As it was a train change I had an hour to cross the road to the very large and odd WW1 war memorial with these winged sphinxes covering their faces.

At the end of one of the presentations the speaker told us that we absolutely must go to the City Museum because it was the sort of place you would not believe could exist.


It was perfect for cavers. And, being quite dark in the cave area with the Gormenghast-like 10 storey slide and interlocking spiral staircases, none of my photos could show it. I remain utterly astonished that I did not thwack my head once, so there must be some magical method in their madness.


Pretty much the whole of the city seemed to be in the Museum. At least all the children in city. The place was utterly heaving. There are these hamster tubes leading right up into the sky onto the wings of a suspended aircraft. It was beautifully crazy.

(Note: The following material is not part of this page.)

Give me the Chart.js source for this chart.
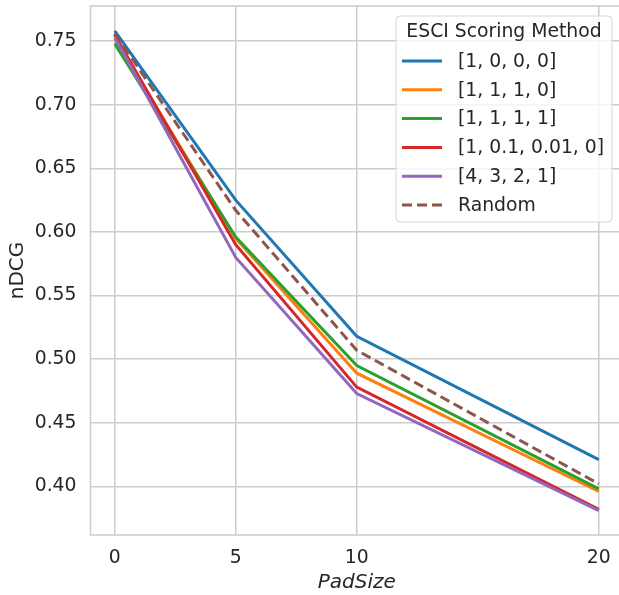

All day I was wondering how could enough people in one town ever think it was a good idea to build something like this out of welded metal for people to crawl around in? Then in the afternoon three of us went to the Gateway Arch and rode the washing-machine-drum-on-a-wire tram to the top, which at that point is a triangular tube rammed full of people experiencing a perceptible swaying motion in the wind.

Train ride to San Francisco tomorrow. Actually one train, a bus and then the California Zephir all the way to the end. Here we go again.